Dinimizde Astral Seyahat Var Mı?

İslam dininde astral seyahat kavramı doğrudan yer almaz. Ancak, ruhun bedenden ayrılması, rüya ve miraca yükselme gibi bazı dini anlatılar, astral seyahatle ilişkilendirilmeye çalışılmıştır.

İslam’da, uyku sırasında ruhun bedenden geçici olarak ayrıldığına dair bazı ayet ve hadisler bulunmaktadır. Zümer Suresi 42. ayette, Allah’ın insanların ruhlarını uyku sırasında aldığını, eğer ömürleri dolmamışsa tekrar geri verdiği belirtilir:
"Allah, ölüm anında ruhları alır, ölmeyenin ise uykudayken ruhunu alır. Sonra hakkında ölüm hükmü verileni tutar, diğerini belli bir süreye kadar salıverir..." (Zümer, 42)
Bu ayet, bazı İslam alimleri tarafından rüyanın ruhun farklı bir boyutta yaşadığı bir deneyim olabileceği şeklinde yorumlanmıştır. Ancak bu, astral seyahatin tasavvur edildiği şekilde bir bilinçli ruh yolculuğu anlamına gelmez.


MİRAC VE RUHSAL DENEYİMLER
Peygamber Efendimiz Hz. Muhammed’in (s.a.v) Miraç hadisesi, ruhsal bir yolculuk olarak değerlendirilmiştir. Ancak bu olay, ilahi bir mucize olarak kabul edilir ve bilinçli bir astral seyahatle kıyaslanamaz.
Bazı tasavvuf ehli, manevi yolculuklar ve keşifler sırasında ruhun bedenden ayrılabildiğini ifade etmiştir. Ancak bu deneyimler, kişinin Allah'a yakınlaşması ve içsel keşif amacı taşıyan tasavvufi haller olarak değerlendirilir.
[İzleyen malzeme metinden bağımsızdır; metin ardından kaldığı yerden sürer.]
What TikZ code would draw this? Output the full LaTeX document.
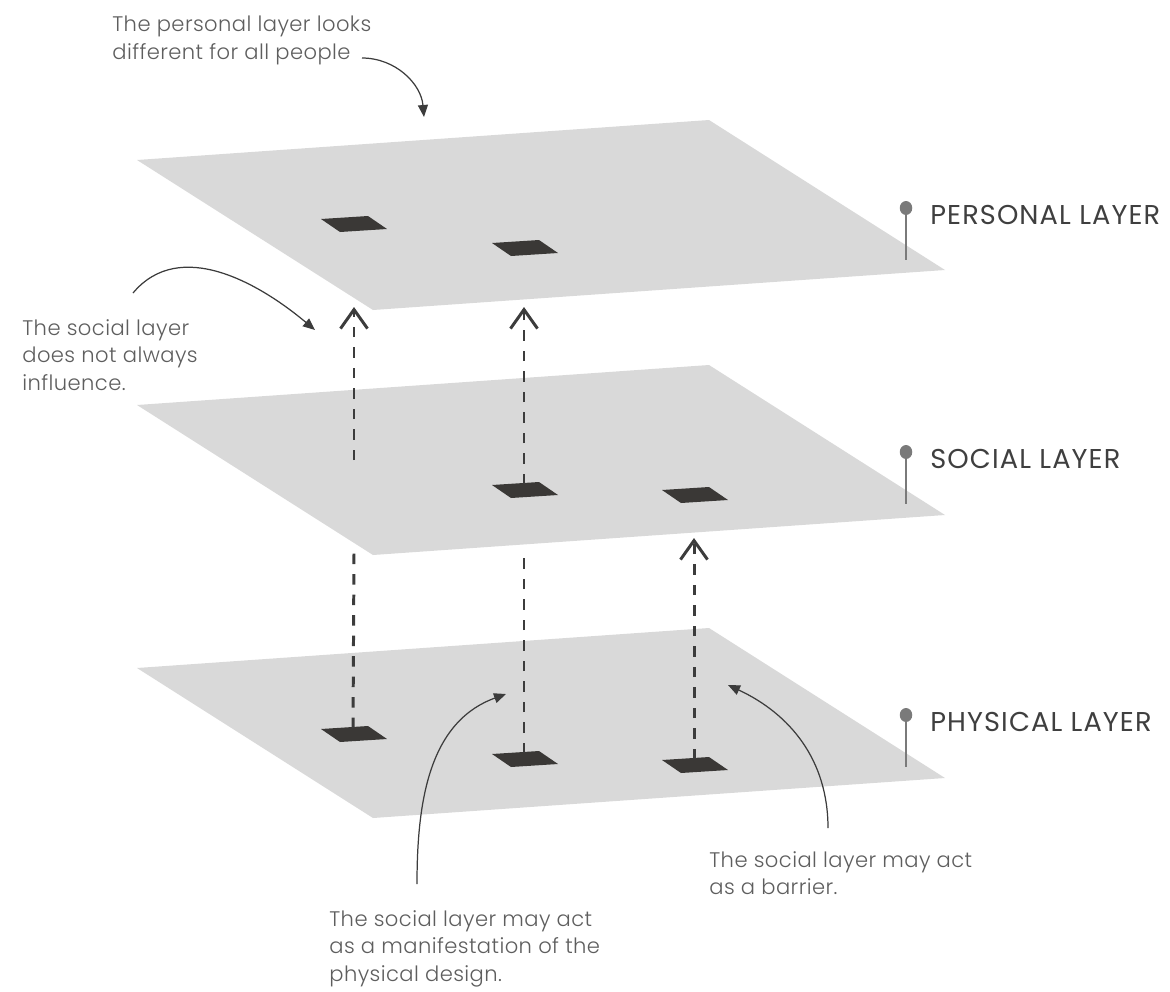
\documentclass[tikz,border=0pt]{standalone}
\usepackage{fontspec}
\setmainfont{Poppins}
\IfFontExistsTF{Poppins Light}{\newfontfamily\notefont{Poppins Light}[LetterSpace=2]}{\newfontfamily\notefont{Poppins}[LetterSpace=2]}
\newfontfamily\lblfont{Poppins}[LetterSpace=4]
\usetikzlibrary{arrows.meta}

\definecolor{planegray}{HTML}{D9D9D9}
\definecolor{tiledark}{HTML}{3A3836}
\definecolor{inkdark}{HTML}{3C3C3C}
\definecolor{textgray}{HTML}{5E5E5E}
\definecolor{labelgray}{HTML}{3F3F3F}
\definecolor{pingray}{HTML}{7A7A7A}

\begin{document}
\begin{tikzpicture}[
  x=0.02cm, y=-0.02cm,
  plane/.style={fill=planegray},
  tile/.style={fill=tiledark},
  link/.style={draw=inkdark, line width=1.7pt, dash pattern=on 0.21cm off 0.2cm},
  linkarr/.style={link, -{Straight Barb[length=3.8mm, width=5.4mm]}},
  note/.style={font=\notefont\fontsize{12}{15.8}\selectfont, text=textgray,
               align=left, inner sep=0pt, anchor=north west},
  lbl/.style={font=\lblfont\fontsize{15.5}{17}\selectfont, text=labelgray,
              anchor=base west, inner sep=0pt},
  pin/.style={draw=pingray, line width=1.4pt},
  ann/.style={draw=inkdark, line width=0.7pt, -{Triangle[length=2.4mm, width=2mm]}}
]
\useasboundingbox (0,0) rectangle (1170,991);
% ----- the three layers, top to bottom -----
\foreach \dy in {0,245,508}{
  \fill[plane] (137,{160+\dy}) -- ++(572,-40) -- ++(236,150) -- ++(-572,40) -- cycle;
}
% ----- dark tiles on each layer -----
\foreach \nm/\tx/\ty in {pers-a/321/219, pers-b/492/243,
                         soc-a/492/485, soc-b/662/490,
                         phys-a/321/729, phys-b/492/754, phys-c/662/760}{
  \fill[tile] (\tx,\ty) -- ++(47,-3) -- ++(19,13) -- ++(-47,3) -- cycle;
  \coordinate (\nm) at ({\tx+32},{\ty-1});
}
% ----- free ends of the dashed links -----
\coordinate (soc-start-a) at (354,460);
\coordinate (pers-gap-a)  at (354,307);
\coordinate (soc-gap-a)   at (354,553);
\coordinate (soc-gap-c)   at (694,538);
% ----- dashed links between layers -----
\draw[linkarr] (soc-start-a) -- (pers-gap-a);
\draw[linkarr] (soc-a) -- (soc-a |- pers-gap-a);
\draw[link]    (phys-a) -- (soc-gap-a);
\draw[link]    (phys-b) -- (phys-b |- soc-gap-a);
\draw[linkarr] (phys-c) -- (soc-gap-c);
% ----- layer labels with pins -----
\foreach \nm/\py/\txt in {pers/208/PERSONAL LAYER, soc/452/SOCIAL LAYER, phys/715/PHYSICAL LAYER}{
  \draw[pin] (906,\py) -- ++(0,52);
  \fill[pingray] (906,\py) ellipse (0.125cm and 0.14cm);
  \node[lbl] (lbl-\nm) at (930,{\py+16}) {\txt};
}
% ----- annotations -----
\node[note] (note-pers) at (112,16)  {The personal layer looks\\different for all people};
\node[note] (note-soc)  at (22,319)  {The social layer\\does not always\\influence.};
\node[note] (note-man)  at (329,910) {The social layer may act\\as a manifestation of the\\physical design.};
\node[note] (note-bar)  at (709,851) {The social layer may act\\as a barrier.};
\coordinate (src-pers) at (362,58);  \coordinate (tgt-pers) at (424,117);
\coordinate (src-soc)  at (133,293); \coordinate (tgt-soc)  at (315,330);
\coordinate (src-man)  at (417,884); \coordinate (tgt-man)  at (506,694);
\coordinate (src-bar)  at (828,828); \coordinate (tgt-bar)  at (728,685);
\draw[ann] (src-pers) to[out=0, in=95] (tgt-pers);
\draw[ann] (src-soc) to[out=50, in=140] (tgt-soc);
\draw[ann] (src-man) to[out=90, in=200] (tgt-man);
\draw[ann] (src-bar) to[out=90, in=-25] (tgt-bar);
\end{tikzpicture}
\end{document}
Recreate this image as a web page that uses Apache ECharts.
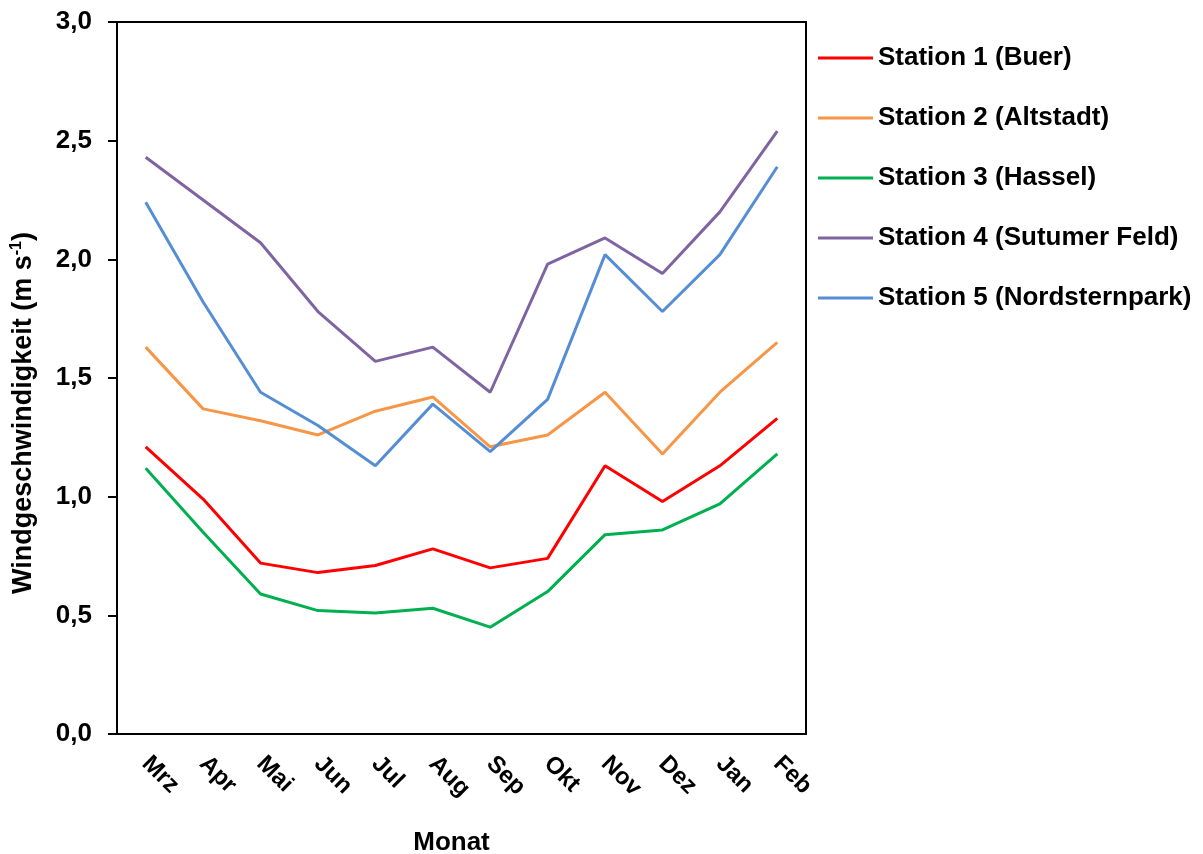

ASTRAL SEYAHATİN İSLAM’DAKİ YERİ
İslam inancına göre gayb, yani bilinmeyen alemler Allah'ın bilgisi dahilindedir. İnsan, kendi iradesiyle ruhunu bedenden ayırıp başka alemlere yolculuk edemez. Ruhun bedenden ayrılması ölümle gerçekleşir ve bu durum insanın kontrolünde değildir.
Dolayısıyla astral seyahat adı altında bilinçli şekilde ruhun bedenden ayrılması ve başka boyutlarda gezinmesi gibi inanışlar, İslam’ın temel inançlarıyla örtüşmemektedir. Eğer bu tür uygulamalar cinler veya metafizik varlıklarla iletişim kurma amacı taşıyorsa, İslam alimleri bunu büyü, sihir veya batıl inançlar kategorisine sokarak sakıncalı görmektedir.